Given instruction ▸ Only the lines from the start of the data through the line with "[1.309, 0.828], aSevLow" belong in the copy. Restate them word for word, minus the pictures.

[Start Data section]

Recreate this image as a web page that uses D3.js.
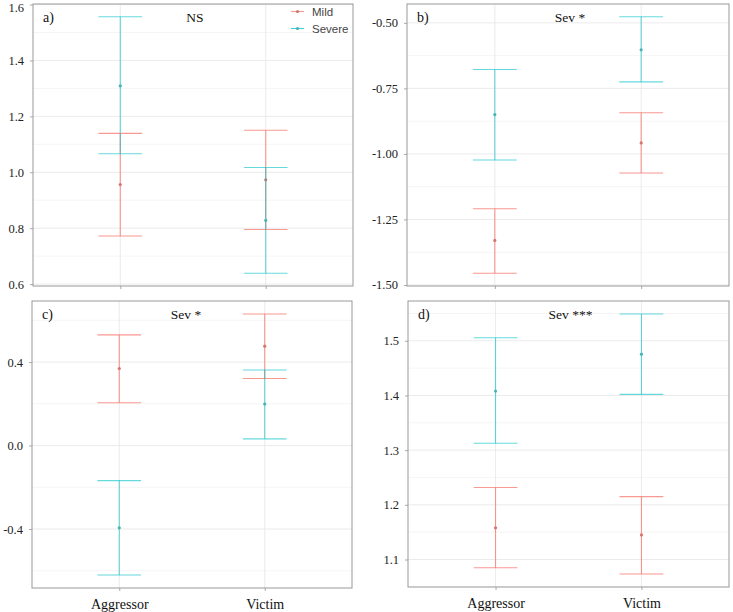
<!DOCTYPE html>
<html>
<head>
<meta charset="utf-8">
<script src="https://cdn.jsdelivr.net/npm/d3@7"></script>
<style>
  html, body { margin: 0; padding: 0; background: #fff; }
  svg { display: block; }
  svg text.serif { font-family: "Liberation Serif", "Times New Roman", Times, "DejaVu Serif", serif; }
  svg text.sans { font-family: "Liberation Sans", Arial, Helvetica, sans-serif; }
</style>
</head>
<body>
<svg id="chart" width="733" height="612"></svg>
<script>
// ---------------- data ----------------
const categories = ["Aggressor", "Victim"];
const seriesNames = ["Mild", "Severe"];
const seriesColors = ["#F8766D", "#00BFC4"];
const pointColors = ["#d8756f", "#47b3b5"];

const panelLabels = ["a)", "b)", "c)", "d)"];
const panelTitles = ["NS", "Sev *", "Sev *", "Sev ***"];

// each: [Aggressor, Victim]
const aMildMean = [0.956, 0.973], aMildLow = [0.772, 0.795], aMildHigh = [1.139, 1.150];
const aSevMean  = [1.309, 0.828], aSevLow  = [1.066, 0.639], aSevHigh  = [1.556, 1.017];

const bMildMean = [-1.330, -0.958], bMildLow = [-1.455, -1.073], bMildHigh = [-1.209, -0.843];
const bSevMean  = [-0.850, -0.603], bSevLow  = [-1.023, -0.725], bSevHigh  = [-0.678, -0.477];

const cMildMean = [0.369, 0.476], cMildLow = [0.205, 0.321], cMildHigh = [0.530, 0.630];
const cSevMean  = [-0.394, 0.199], cSevLow  = [-0.620, 0.032], cSevHigh  = [-0.168, 0.362];

const dMildMean = [1.158, 1.145], dMildLow = [1.085, 1.0735], dMildHigh = [1.2316, 1.215];
const dSevMean  = [1.408, 1.4755], dSevLow  = [1.3125, 1.402], dSevHigh  = [1.5055, 1.549];

const aTicks = [0.6, 0.8, 1.0, 1.2, 1.4, 1.6];
const bTicks = [-1.50, -1.25, -1.00, -0.75, -0.50];
const cTicks = [-0.4, 0.0, 0.4];
const dTicks = [1.1, 1.2, 1.3, 1.4, 1.5];
const aTickLabels = ["0.6", "0.8", "1.0", "1.2", "1.4", "1.6"];
const bTickLabels = ["-1.50", "-1.25", "-1.00", "-0.75", "-0.50"];
const cTickLabels = ["-0.4", "0.0", "0.4"];
const dTickLabels = ["1.1", "1.2", "1.3", "1.4", "1.5"];

// ---------------- layout ----------------
const boxes = [
  { left: 33,  right: 353, top: 4,   bottom: 286 },
  { left: 407, right: 729, top: 4,   bottom: 286 },
  { left: 32,  right: 352, top: 301, bottom: 588 },
  { left: 408, right: 729, top: 301, bottom: 587 }
];

const panels = [
  { mean: [aMildMean, aSevMean], low: [aMildLow, aSevLow], high: [aMildHigh, aSevHigh], ticks: aTicks, tickLabels: aTickLabels },
  { mean: [bMildMean, bSevMean], low: [bMildLow, bSevLow], high: [bMildHigh, bSevHigh], ticks: bTicks, tickLabels: bTickLabels },
  { mean: [cMildMean, cSevMean], low: [cMildLow, cSevLow], high: [cMildHigh, cSevHigh], ticks: cTicks, tickLabels: cTickLabels },
  { mean: [dMildMean, dSevMean], low: [dMildLow, dSevLow], high: [dMildHigh, dSevHigh], ticks: dTicks, tickLabels: dTickLabels }
];

const svg = d3.select("#chart");

panels.forEach((p, i) => {
  const b = boxes[i];
  const lows = p.low.flat(), highs = p.high.flat();
  const mn = d3.min(lows), mx = d3.max(highs);
  const pad = (mx - mn) * 0.05;
  const y = d3.scaleLinear().domain([mn - pad, mx + pad]).range([b.bottom, b.top]);
  const x = d3.scalePoint().domain(categories).range([b.left, b.right]).padding(0.6);
  const step = x.step();

  const g = svg.append("g");

  // minor grid
  const majorStep = p.ticks[1] - p.ticks[0];
  const minorVals = [];
  for (let k = -3; k < p.ticks.length + 3; k++) {
    const v = p.ticks[0] + (k + 0.5) * majorStep;
    if (v > y.domain()[0] && v < y.domain()[1]) minorVals.push(v);
  }
  g.selectAll(".minor").data(minorVals).join("line")
    .attr("x1", b.left).attr("x2", b.right)
    .attr("y1", d => y(d)).attr("y2", d => y(d))
    .attr("stroke", "#f1f1f1").attr("stroke-width", 0.7);

  // major grid
  g.selectAll(".major").data(p.ticks).join("line")
    .attr("x1", b.left).attr("x2", b.right)
    .attr("y1", d => y(d)).attr("y2", d => y(d))
    .attr("stroke", "#e6e6e6").attr("stroke-width", 0.8);
  g.selectAll(".vgrid").data(categories).join("line")
    .attr("x1", d => x(d)).attr("x2", d => x(d))
    .attr("y1", b.top).attr("y2", b.bottom)
    .attr("stroke", "#e6e6e6").attr("stroke-width", 0.8);

  // y axis
  const yAxis = d3.axisLeft(y).tickValues(p.ticks)
    .tickFormat((d, k) => p.tickLabels[k]).tickSize(3).tickPadding(6);
  const ya = g.append("g").attr("transform", `translate(${b.left},0)`).call(yAxis)
    .attr("font-family", null).attr("font-size", null);
  ya.select(".domain").remove();
  ya.selectAll(".tick line").attr("stroke", "#aaa");
  ya.selectAll(".tick text").attr("class", "serif").attr("fill", "#222").attr("font-size", "12.5px")
    .attr("y", d => (y(d) < 7 ? 7 - y(d) : 0));

  // x axis
  const xAxis = d3.axisBottom(x).tickSize(3).tickPadding(8)
    .tickFormat(i >= 2 ? (d => d) : (() => ""));
  const xa = g.append("g").attr("transform", `translate(0,${b.bottom})`).call(xAxis)
    .attr("font-family", null).attr("font-size", null);
  xa.select(".domain").remove();
  xa.selectAll(".tick line").attr("stroke", "#aaa");
  xa.selectAll(".tick text").attr("class", "serif").attr("fill", "#111").attr("font-size", "14px");

  // error bars
  seriesNames.forEach((s, si) => {
    const rows = categories.map((c, ci) => ({ c, m: p.mean[si][ci], lo: p.low[si][ci], hi: p.high[si][ci] }));
    const sg = g.append("g");
    const col = seriesColors[si];
    const op = si === 0 ? 0.75 : 0.6;
    sg.selectAll(".v").data(rows).join("line")
      .attr("x1", d => x(d.c)).attr("x2", d => x(d.c))
      .attr("y1", d => y(d.lo)).attr("y2", d => y(d.hi))
      .attr("stroke", col).attr("stroke-opacity", op).attr("stroke-width", 1.1);
    ["lo", "hi"].forEach(k => {
      sg.selectAll(".cap" + k).data(rows).join("line")
        .attr("x1", d => x(d.c) - step * 0.15).attr("x2", d => x(d.c) + step * 0.15)
        .attr("y1", d => y(d[k])).attr("y2", d => y(d[k]))
        .attr("stroke", col).attr("stroke-opacity", op).attr("stroke-width", 1.1);
    });
    sg.selectAll("circle").data(rows).join("circle")
      .attr("cx", d => x(d.c)).attr("cy", d => y(d.m)).attr("r", 1.6)
      .attr("fill", pointColors[si]);
  });

  // border
  g.append("rect").attr("x", b.left).attr("y", b.top)
    .attr("width", b.right - b.left).attr("height", b.bottom - b.top)
    .attr("fill", "none").attr("stroke", "#999").attr("stroke-width", 1);

  // labels
  g.append("text").attr("class", "serif").attr("x", b.left + 10).attr("y", b.top + 18)
    .attr("font-size", "14px").attr("fill", "#111")
    .text(panelLabels[i]);
  g.append("text").attr("class", "serif").attr("x", (b.left + b.right) / 2 + (i === 2 ? -6 : 2)).attr("y", b.top + 18)
    .attr("text-anchor", "middle")
    .attr("font-size", "13.5px").attr("fill", "#111")
    .text(panelTitles[i]);

  // legend in panel a
  if (i === 0) {
    const lg = g.append("g");
    const lx = b.right - 62;
    seriesNames.forEach((s, si) => {
      const ly = b.top + 7.5 + si * 17;
      lg.append("line").attr("x1", lx).attr("x2", lx + 13).attr("y1", ly).attr("y2", ly)
        .attr("stroke", seriesColors[si]).attr("stroke-opacity", 0.75).attr("stroke-width", 1.1);
      lg.append("circle").attr("cx", lx + 6.5).attr("cy", ly).attr("r", 1.6).attr("fill", pointColors[si]);
      lg.append("text").attr("class", "sans").attr("x", lx + 21).attr("y", ly).attr("dy", "0.36em")
        .attr("font-size", "11.5px").attr("fill", "#444")
        .text(s);
    });
  }
});
</script>
</body>
</html>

[End Data section]

Task output ▸
Recreate this image as a web page that uses D3.js.
<!DOCTYPE html>
<html>
<head>
<meta charset="utf-8">
<script src="https://cdn.jsdelivr.net/npm/d3@7"></script>
<style>
  html, body { margin: 0; padding: 0; background: #fff; }
  svg { display: block; }
  svg text.serif { font-family: "Liberation Serif", "Times New Roman", Times, "DejaVu Serif", serif; }
  svg text.sans { font-family: "Liberation Sans", Arial, Helvetica, sans-serif; }
</style>
</head>
<body>
<svg id="chart" width="733" height="612"></svg>
<script>
// ---------------- data ----------------
const categories = ["Aggressor", "Victim"];
const seriesNames = ["Mild", "Severe"];
const seriesColors = ["#F8766D", "#00BFC4"];
const pointColors = ["#d8756f", "#47b3b5"];

const panelLabels = ["a)", "b)", "c)", "d)"];
const panelTitles = ["NS", "Sev *", "Sev *", "Sev ***"];

// each: [Aggressor, Victim]
const aMildMean = [0.956, 0.973], aMildLow = [0.772, 0.795], aMildHigh = [1.139, 1.150];
const aSevMean  = [1.309, 0.828], aSevLow  = [1.066, 0.639], aSevHigh  = [1.556, 1.017];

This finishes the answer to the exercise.